____ Records supplied

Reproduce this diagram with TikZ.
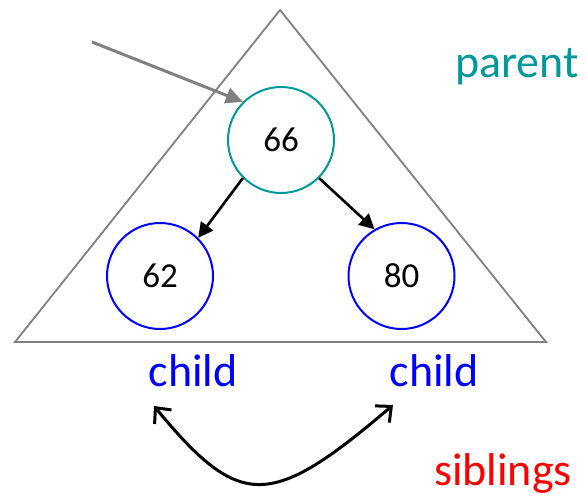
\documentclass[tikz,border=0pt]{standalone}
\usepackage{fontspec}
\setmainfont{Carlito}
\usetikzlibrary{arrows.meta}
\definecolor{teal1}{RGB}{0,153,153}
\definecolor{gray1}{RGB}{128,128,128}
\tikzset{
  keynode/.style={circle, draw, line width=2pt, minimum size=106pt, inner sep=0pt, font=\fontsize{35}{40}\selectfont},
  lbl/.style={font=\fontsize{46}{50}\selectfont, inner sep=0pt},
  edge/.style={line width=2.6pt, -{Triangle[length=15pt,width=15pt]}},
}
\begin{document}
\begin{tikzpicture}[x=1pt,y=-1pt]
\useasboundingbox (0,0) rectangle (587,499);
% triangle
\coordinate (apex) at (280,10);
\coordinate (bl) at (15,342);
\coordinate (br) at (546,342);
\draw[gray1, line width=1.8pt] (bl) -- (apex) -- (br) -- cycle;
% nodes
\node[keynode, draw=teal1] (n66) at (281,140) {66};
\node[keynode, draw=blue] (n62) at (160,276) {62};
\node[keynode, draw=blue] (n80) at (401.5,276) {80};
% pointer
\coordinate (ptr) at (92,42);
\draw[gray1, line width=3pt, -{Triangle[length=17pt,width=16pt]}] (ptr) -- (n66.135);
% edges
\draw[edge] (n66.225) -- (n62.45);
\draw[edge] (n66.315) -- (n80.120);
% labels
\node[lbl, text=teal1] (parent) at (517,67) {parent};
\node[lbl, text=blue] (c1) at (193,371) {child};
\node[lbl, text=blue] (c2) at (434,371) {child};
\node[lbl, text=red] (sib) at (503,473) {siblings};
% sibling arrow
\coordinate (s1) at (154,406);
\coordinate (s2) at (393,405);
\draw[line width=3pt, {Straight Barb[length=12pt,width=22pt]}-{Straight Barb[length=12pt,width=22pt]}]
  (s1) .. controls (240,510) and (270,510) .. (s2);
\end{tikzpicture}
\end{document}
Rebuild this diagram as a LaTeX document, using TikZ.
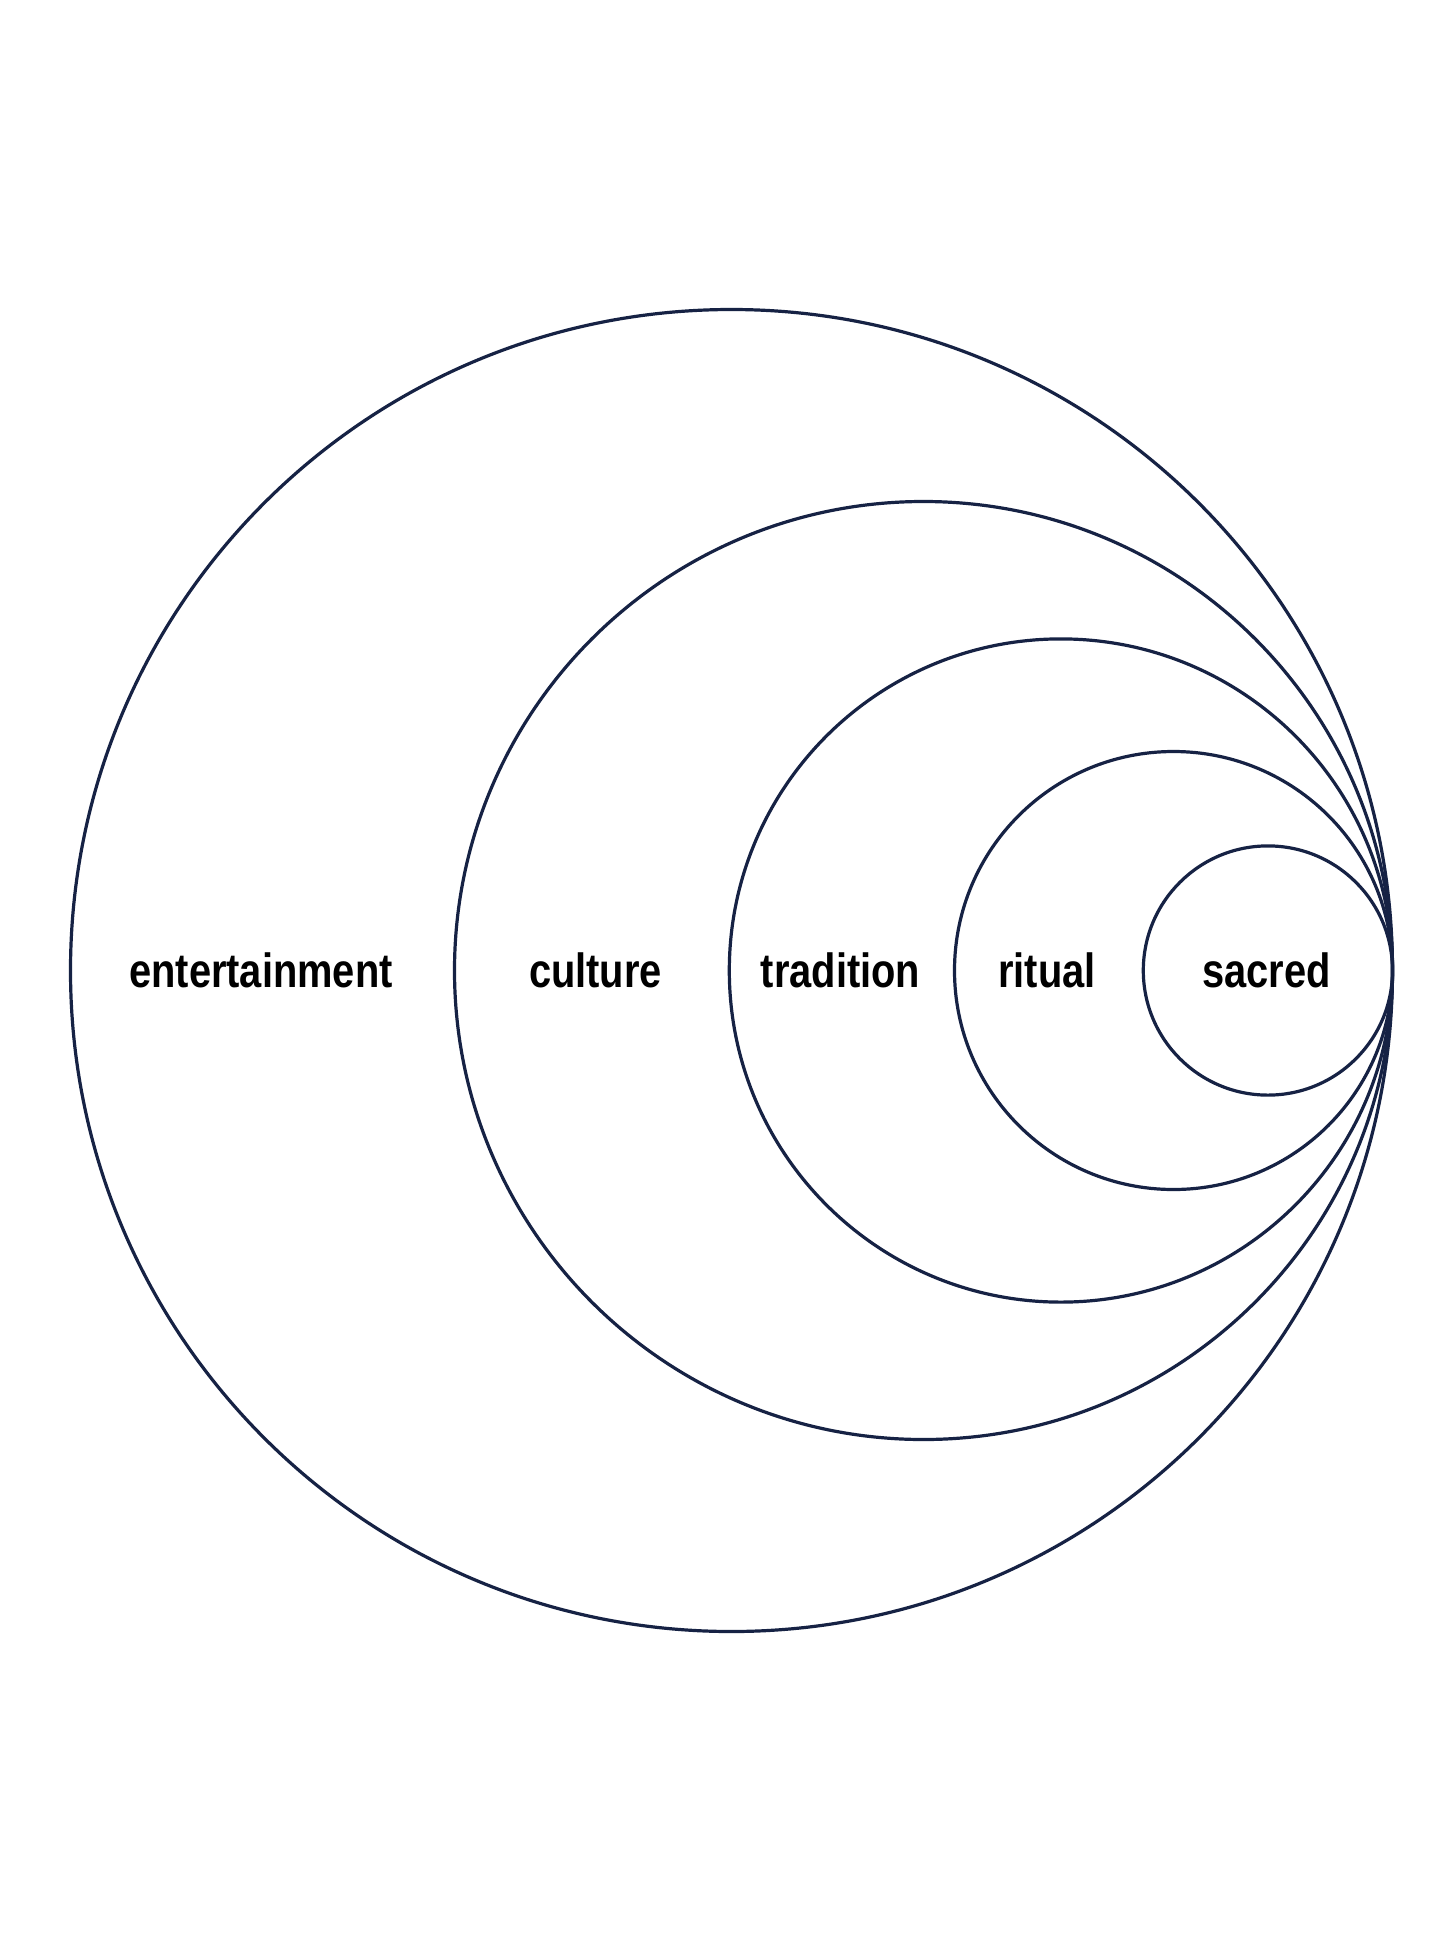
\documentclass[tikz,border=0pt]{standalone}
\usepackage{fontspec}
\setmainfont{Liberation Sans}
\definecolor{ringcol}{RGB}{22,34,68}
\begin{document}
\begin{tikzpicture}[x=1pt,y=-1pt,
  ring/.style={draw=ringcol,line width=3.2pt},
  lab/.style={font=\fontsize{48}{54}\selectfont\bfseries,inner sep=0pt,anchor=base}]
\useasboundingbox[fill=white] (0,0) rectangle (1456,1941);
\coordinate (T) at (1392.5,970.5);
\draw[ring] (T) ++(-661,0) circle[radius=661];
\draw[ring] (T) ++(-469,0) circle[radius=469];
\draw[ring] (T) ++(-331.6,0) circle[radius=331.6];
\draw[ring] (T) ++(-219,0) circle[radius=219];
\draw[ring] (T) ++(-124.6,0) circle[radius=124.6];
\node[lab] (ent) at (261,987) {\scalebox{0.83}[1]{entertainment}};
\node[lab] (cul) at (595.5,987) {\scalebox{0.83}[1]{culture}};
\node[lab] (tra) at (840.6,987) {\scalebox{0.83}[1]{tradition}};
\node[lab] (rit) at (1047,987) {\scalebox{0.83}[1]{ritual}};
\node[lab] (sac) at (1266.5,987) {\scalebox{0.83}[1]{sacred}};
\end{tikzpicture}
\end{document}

________
____ Records supplied

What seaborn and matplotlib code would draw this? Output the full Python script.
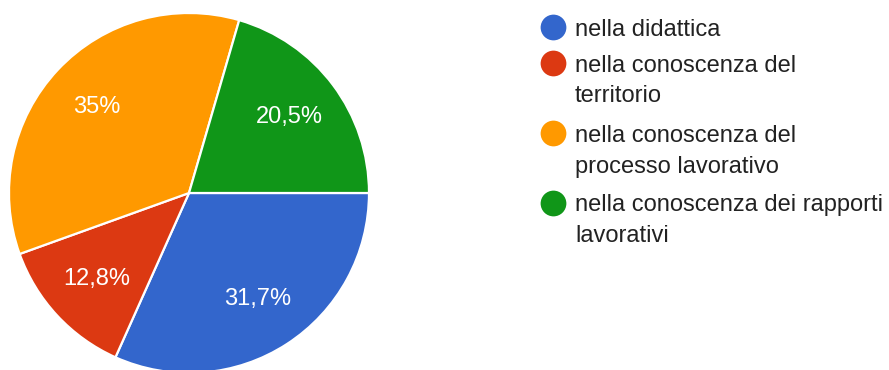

________
____ Records supplied

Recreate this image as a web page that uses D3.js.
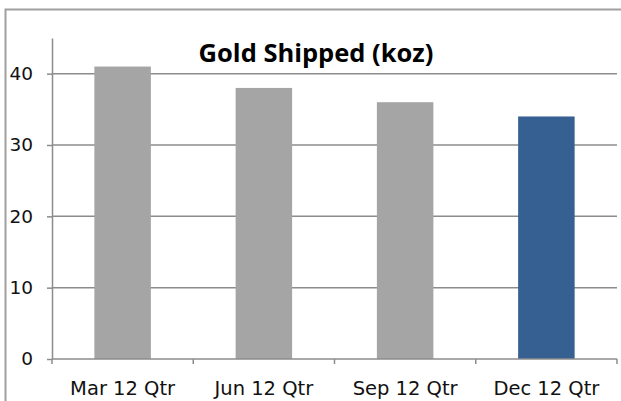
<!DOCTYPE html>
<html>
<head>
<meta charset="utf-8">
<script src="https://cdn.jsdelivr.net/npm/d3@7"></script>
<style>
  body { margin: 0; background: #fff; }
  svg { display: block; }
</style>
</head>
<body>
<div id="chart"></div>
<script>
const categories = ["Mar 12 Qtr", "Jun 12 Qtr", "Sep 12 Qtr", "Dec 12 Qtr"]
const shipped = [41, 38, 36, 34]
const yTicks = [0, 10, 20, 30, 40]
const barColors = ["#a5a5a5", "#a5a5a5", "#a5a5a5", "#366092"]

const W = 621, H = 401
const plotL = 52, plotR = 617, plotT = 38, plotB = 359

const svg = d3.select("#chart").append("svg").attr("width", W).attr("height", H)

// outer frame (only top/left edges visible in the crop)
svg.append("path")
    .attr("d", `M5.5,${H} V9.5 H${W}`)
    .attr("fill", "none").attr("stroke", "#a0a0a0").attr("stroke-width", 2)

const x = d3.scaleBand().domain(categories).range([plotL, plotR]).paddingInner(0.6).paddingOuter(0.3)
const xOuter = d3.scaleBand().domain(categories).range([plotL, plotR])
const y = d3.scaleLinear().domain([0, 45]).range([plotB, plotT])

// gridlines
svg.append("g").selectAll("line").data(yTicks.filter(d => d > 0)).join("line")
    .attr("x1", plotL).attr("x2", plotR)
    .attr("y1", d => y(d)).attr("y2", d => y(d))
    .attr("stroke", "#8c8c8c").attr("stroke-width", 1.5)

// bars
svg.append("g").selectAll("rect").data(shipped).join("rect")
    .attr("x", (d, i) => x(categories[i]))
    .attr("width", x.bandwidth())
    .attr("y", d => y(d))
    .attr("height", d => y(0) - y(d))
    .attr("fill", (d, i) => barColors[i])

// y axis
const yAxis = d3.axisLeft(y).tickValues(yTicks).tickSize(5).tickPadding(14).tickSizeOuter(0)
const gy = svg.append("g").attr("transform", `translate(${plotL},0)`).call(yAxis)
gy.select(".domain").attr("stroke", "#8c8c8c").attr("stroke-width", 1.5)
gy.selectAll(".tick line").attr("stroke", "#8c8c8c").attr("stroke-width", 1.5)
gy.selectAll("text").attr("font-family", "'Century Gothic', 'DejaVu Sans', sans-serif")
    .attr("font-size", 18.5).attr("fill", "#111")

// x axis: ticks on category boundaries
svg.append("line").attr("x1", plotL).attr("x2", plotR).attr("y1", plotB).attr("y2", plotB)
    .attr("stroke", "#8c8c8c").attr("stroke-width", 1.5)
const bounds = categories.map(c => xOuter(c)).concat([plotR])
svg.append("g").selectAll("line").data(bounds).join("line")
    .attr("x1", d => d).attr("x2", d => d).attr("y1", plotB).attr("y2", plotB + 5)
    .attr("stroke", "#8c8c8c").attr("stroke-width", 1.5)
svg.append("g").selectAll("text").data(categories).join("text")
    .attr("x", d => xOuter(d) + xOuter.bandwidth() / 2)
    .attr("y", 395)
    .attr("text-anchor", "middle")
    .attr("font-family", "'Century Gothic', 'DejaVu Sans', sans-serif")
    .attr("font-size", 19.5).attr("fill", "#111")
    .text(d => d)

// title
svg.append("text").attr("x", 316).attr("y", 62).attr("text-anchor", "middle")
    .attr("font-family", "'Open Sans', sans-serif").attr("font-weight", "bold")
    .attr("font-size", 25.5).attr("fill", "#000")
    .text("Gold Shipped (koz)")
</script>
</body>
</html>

________

### Task brief
Identify the lines in the entries above that contain "script", then copy them out.

### Output
What seaborn and matplotlib code would draw this? Output the full Python script.
<script src="https://cdn.jsdelivr.net/npm/d3@7"></script>
<script>
</script>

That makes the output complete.